Begin
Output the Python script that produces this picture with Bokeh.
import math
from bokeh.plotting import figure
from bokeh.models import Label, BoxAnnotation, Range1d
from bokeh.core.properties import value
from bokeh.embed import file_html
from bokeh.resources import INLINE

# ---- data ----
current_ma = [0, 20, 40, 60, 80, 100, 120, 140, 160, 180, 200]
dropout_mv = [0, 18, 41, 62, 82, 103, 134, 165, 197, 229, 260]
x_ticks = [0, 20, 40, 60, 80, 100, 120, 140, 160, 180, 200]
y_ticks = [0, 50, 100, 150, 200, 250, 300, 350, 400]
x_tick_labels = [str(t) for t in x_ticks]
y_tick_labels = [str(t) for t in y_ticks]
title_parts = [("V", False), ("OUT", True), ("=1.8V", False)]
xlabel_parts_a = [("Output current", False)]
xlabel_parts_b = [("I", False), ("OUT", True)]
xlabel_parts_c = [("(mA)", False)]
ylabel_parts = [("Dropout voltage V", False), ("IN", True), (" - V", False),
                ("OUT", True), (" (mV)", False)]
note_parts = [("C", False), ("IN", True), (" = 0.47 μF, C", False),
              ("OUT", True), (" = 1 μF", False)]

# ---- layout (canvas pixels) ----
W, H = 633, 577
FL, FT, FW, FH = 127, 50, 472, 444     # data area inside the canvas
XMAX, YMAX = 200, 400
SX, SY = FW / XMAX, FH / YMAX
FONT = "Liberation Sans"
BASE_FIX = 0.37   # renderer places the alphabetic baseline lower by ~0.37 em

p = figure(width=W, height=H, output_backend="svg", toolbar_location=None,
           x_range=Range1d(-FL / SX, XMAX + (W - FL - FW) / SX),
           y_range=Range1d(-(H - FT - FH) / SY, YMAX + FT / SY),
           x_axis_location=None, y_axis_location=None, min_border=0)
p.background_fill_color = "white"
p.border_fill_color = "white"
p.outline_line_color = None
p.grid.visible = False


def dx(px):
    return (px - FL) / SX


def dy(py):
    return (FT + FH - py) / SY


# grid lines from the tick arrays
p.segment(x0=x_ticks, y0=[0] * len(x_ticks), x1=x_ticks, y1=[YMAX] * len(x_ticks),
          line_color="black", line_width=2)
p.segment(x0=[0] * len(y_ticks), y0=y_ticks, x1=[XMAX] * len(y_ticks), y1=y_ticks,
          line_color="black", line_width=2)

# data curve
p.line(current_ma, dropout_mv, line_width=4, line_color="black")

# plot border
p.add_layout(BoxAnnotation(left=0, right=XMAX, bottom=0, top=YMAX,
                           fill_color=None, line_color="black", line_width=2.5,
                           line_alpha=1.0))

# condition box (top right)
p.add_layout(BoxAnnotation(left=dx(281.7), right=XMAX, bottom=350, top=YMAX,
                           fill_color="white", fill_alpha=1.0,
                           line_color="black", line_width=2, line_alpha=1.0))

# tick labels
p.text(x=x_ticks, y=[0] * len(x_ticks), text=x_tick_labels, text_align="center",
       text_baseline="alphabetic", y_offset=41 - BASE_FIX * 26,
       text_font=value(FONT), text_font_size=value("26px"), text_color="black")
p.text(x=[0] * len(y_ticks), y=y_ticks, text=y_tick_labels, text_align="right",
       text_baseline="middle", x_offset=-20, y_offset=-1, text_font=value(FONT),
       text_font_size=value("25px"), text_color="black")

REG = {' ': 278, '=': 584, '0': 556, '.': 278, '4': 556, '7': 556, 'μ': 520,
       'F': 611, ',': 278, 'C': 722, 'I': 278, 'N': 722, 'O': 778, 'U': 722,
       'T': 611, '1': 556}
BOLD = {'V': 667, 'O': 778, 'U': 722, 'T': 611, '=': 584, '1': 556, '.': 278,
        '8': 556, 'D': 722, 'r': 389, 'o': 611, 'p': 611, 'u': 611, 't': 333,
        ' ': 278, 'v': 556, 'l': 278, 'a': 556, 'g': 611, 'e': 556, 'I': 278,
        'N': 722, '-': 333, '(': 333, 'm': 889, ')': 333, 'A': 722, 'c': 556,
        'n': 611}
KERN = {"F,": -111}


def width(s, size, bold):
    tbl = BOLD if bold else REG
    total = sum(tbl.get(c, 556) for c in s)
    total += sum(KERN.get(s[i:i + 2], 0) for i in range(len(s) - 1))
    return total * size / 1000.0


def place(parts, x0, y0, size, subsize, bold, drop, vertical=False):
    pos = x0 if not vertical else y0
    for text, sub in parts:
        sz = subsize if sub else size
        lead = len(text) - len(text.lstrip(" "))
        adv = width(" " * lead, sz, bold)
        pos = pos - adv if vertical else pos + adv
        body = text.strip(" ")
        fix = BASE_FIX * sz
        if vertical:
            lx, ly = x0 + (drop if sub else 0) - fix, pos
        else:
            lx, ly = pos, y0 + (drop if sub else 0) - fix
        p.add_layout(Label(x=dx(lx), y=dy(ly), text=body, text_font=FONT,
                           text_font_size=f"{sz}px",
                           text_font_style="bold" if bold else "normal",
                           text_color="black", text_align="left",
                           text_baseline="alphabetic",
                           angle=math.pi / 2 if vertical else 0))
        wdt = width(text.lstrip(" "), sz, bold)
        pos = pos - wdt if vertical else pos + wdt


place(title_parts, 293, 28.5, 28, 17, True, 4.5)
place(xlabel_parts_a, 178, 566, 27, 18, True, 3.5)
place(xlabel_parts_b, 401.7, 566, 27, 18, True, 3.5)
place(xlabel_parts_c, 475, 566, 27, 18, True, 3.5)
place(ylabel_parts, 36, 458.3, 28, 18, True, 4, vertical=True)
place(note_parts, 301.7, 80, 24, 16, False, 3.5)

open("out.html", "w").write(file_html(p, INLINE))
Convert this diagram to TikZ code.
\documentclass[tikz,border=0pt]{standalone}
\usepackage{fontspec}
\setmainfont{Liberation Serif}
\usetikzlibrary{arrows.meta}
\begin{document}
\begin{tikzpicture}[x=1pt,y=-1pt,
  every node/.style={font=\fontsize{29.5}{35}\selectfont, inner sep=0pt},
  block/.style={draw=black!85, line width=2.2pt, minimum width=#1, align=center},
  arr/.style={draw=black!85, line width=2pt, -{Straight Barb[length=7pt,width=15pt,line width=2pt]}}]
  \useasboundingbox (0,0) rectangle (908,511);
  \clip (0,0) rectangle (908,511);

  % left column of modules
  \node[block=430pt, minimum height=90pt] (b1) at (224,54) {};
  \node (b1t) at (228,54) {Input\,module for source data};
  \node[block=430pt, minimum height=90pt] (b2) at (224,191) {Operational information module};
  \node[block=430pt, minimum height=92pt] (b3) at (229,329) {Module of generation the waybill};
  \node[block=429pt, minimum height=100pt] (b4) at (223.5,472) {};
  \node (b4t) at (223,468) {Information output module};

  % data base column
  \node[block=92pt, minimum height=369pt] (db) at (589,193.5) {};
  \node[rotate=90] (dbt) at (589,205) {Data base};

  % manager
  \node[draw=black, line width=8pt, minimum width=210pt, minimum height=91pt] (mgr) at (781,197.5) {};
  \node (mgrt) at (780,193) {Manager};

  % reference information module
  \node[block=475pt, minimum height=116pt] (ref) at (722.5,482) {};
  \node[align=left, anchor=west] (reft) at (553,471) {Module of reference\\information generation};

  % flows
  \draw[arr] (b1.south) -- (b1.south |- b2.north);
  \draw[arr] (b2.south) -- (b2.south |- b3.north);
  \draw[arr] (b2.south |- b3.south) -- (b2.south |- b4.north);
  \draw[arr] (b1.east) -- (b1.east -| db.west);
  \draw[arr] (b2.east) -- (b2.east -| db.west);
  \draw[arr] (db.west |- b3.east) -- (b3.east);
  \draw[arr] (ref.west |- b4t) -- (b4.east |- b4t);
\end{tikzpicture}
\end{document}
End
WRITTEN REQUEST: Make an exact copy of the listing, including every line.

SOLUTION FOR THIS TASK:
Output the Python script that produces this picture with Bokeh.
import math
from bokeh.plotting import figure
from bokeh.models import Label, BoxAnnotation, Range1d
from bokeh.core.properties import value
from bokeh.embed import file_html
from bokeh.resources import INLINE

# ---- data ----
current_ma = [0, 20, 40, 60, 80, 100, 120, 140, 160, 180, 200]
dropout_mv = [0, 18, 41, 62, 82, 103, 134, 165, 197, 229, 260]
x_ticks = [0, 20, 40, 60, 80, 100, 120, 140, 160, 180, 200]
y_ticks = [0, 50, 100, 150, 200, 250, 300, 350, 400]
x_tick_labels = [str(t) for t in x_ticks]
y_tick_labels = [str(t) for t in y_ticks]
title_parts = [("V", False), ("OUT", True), ("=1.8V", False)]
xlabel_parts_a = [("Output current", False)]
xlabel_parts_b = [("I", False), ("OUT", True)]
xlabel_parts_c = [("(mA)", False)]
ylabel_parts = [("Dropout voltage V", False), ("IN", True), (" - V", False),
                ("OUT", True), (" (mV)", False)]
note_parts = [("C", False), ("IN", True), (" = 0.47 μF, C", False),
              ("OUT", True), (" = 1 μF", False)]

# ---- layout (canvas pixels) ----
W, H = 633, 577
FL, FT, FW, FH = 127, 50, 472, 444     # data area inside the canvas
XMAX, YMAX = 200, 400
SX, SY = FW / XMAX, FH / YMAX
FONT = "Liberation Sans"
BASE_FIX = 0.37   # renderer places the alphabetic baseline lower by ~0.37 em

p = figure(width=W, height=H, output_backend="svg", toolbar_location=None,
           x_range=Range1d(-FL / SX, XMAX + (W - FL - FW) / SX),
           y_range=Range1d(-(H - FT - FH) / SY, YMAX + FT / SY),
           x_axis_location=None, y_axis_location=None, min_border=0)
p.background_fill_color = "white"
p.border_fill_color = "white"
p.outline_line_color = None
p.grid.visible = False


def dx(px):
    return (px - FL) / SX


def dy(py):
    return (FT + FH - py) / SY


# grid lines from the tick arrays
p.segment(x0=x_ticks, y0=[0] * len(x_ticks), x1=x_ticks, y1=[YMAX] * len(x_ticks),
          line_color="black", line_width=2)
p.segment(x0=[0] * len(y_ticks), y0=y_ticks, x1=[XMAX] * len(y_ticks), y1=y_ticks,
          line_color="black", line_width=2)

# data curve
p.line(current_ma, dropout_mv, line_width=4, line_color="black")

# plot border
p.add_layout(BoxAnnotation(left=0, right=XMAX, bottom=0, top=YMAX,
                           fill_color=None, line_color="black", line_width=2.5,
                           line_alpha=1.0))

# condition box (top right)
p.add_layout(BoxAnnotation(left=dx(281.7), right=XMAX, bottom=350, top=YMAX,
                           fill_color="white", fill_alpha=1.0,
                           line_color="black", line_width=2, line_alpha=1.0))

# tick labels
p.text(x=x_ticks, y=[0] * len(x_ticks), text=x_tick_labels, text_align="center",
       text_baseline="alphabetic", y_offset=41 - BASE_FIX * 26,
       text_font=value(FONT), text_font_size=value("26px"), text_color="black")
p.text(x=[0] * len(y_ticks), y=y_ticks, text=y_tick_labels, text_align="right",
       text_baseline="middle", x_offset=-20, y_offset=-1, text_font=value(FONT),
       text_font_size=value("25px"), text_color="black")

REG = {' ': 278, '=': 584, '0': 556, '.': 278, '4': 556, '7': 556, 'μ': 520,
       'F': 611, ',': 278, 'C': 722, 'I': 278, 'N': 722, 'O': 778, 'U': 722,
       'T': 611, '1': 556}
BOLD = {'V': 667, 'O': 778, 'U': 722, 'T': 611, '=': 584, '1': 556, '.': 278,
        '8': 556, 'D': 722, 'r': 389, 'o': 611, 'p': 611, 'u': 611, 't': 333,
        ' ': 278, 'v': 556, 'l': 278, 'a': 556, 'g': 611, 'e': 556, 'I': 278,
        'N': 722, '-': 333, '(': 333, 'm': 889, ')': 333, 'A': 722, 'c': 556,
        'n': 611}
KERN = {"F,": -111}


def width(s, size, bold):
    tbl = BOLD if bold else REG
    total = sum(tbl.get(c, 556) for c in s)
    total += sum(KERN.get(s[i:i + 2], 0) for i in range(len(s) - 1))
    return total * size / 1000.0


def place(parts, x0, y0, size, subsize, bold, drop, vertical=False):
    pos = x0 if not vertical else y0
    for text, sub in parts:
        sz = subsize if sub else size
        lead = len(text) - len(text.lstrip(" "))
        adv = width(" " * lead, sz, bold)
        pos = pos - adv if vertical else pos + adv
        body = text.strip(" ")
        fix = BASE_FIX * sz
        if vertical:
            lx, ly = x0 + (drop if sub else 0) - fix, pos
        else:
            lx, ly = pos, y0 + (drop if sub else 0) - fix
        p.add_layout(Label(x=dx(lx), y=dy(ly), text=body, text_font=FONT,
                           text_font_size=f"{sz}px",
                           text_font_style="bold" if bold else "normal",
                           text_color="black", text_align="left",
                           text_baseline="alphabetic",
                           angle=math.pi / 2 if vertical else 0))
        wdt = width(text.lstrip(" "), sz, bold)
        pos = pos - wdt if vertical else pos + wdt


place(title_parts, 293, 28.5, 28, 17, True, 4.5)
place(xlabel_parts_a, 178, 566, 27, 18, True, 3.5)
place(xlabel_parts_b, 401.7, 566, 27, 18, True, 3.5)
place(xlabel_parts_c, 475, 566, 27, 18, True, 3.5)
place(ylabel_parts, 36, 458.3, 28, 18, True, 4, vertical=True)
place(note_parts, 301.7, 80, 24, 16, False, 3.5)

open("out.html", "w").write(file_html(p, INLINE))
Convert this diagram to TikZ code.
\documentclass[tikz,border=0pt]{standalone}
\usepackage{fontspec}
\setmainfont{Liberation Serif}
\usetikzlibrary{arrows.meta}
\begin{document}
\begin{tikzpicture}[x=1pt,y=-1pt,
  every node/.style={font=\fontsize{29.5}{35}\selectfont, inner sep=0pt},
  block/.style={draw=black!85, line width=2.2pt, minimum width=#1, align=center},
  arr/.style={draw=black!85, line width=2pt, -{Straight Barb[length=7pt,width=15pt,line width=2pt]}}]
  \useasboundingbox (0,0) rectangle (908,511);
  \clip (0,0) rectangle (908,511);

  % left column of modules
  \node[block=430pt, minimum height=90pt] (b1) at (224,54) {};
  \node (b1t) at (228,54) {Input\,module for source data};
  \node[block=430pt, minimum height=90pt] (b2) at (224,191) {Operational information module};
  \node[block=430pt, minimum height=92pt] (b3) at (229,329) {Module of generation the waybill};
  \node[block=429pt, minimum height=100pt] (b4) at (223.5,472) {};
  \node (b4t) at (223,468) {Information output module};

  % data base column
  \node[block=92pt, minimum height=369pt] (db) at (589,193.5) {};
  \node[rotate=90] (dbt) at (589,205) {Data base};

  % manager
  \node[draw=black, line width=8pt, minimum width=210pt, minimum height=91pt] (mgr) at (781,197.5) {};
  \node (mgrt) at (780,193) {Manager};

  % reference information module
  \node[block=475pt, minimum height=116pt] (ref) at (722.5,482) {};
  \node[align=left, anchor=west] (reft) at (553,471) {Module of reference\\information generation};

  % flows
  \draw[arr] (b1.south) -- (b1.south |- b2.north);
  \draw[arr] (b2.south) -- (b2.south |- b3.north);
  \draw[arr] (b2.south |- b3.south) -- (b2.south |- b4.north);
  \draw[arr] (b1.east) -- (b1.east -| db.west);
  \draw[arr] (b2.east) -- (b2.east -| db.west);
  \draw[arr] (db.west |- b3.east) -- (b3.east);
  \draw[arr] (ref.west |- b4t) -- (b4.east |- b4t);
\end{tikzpicture}
\end{document}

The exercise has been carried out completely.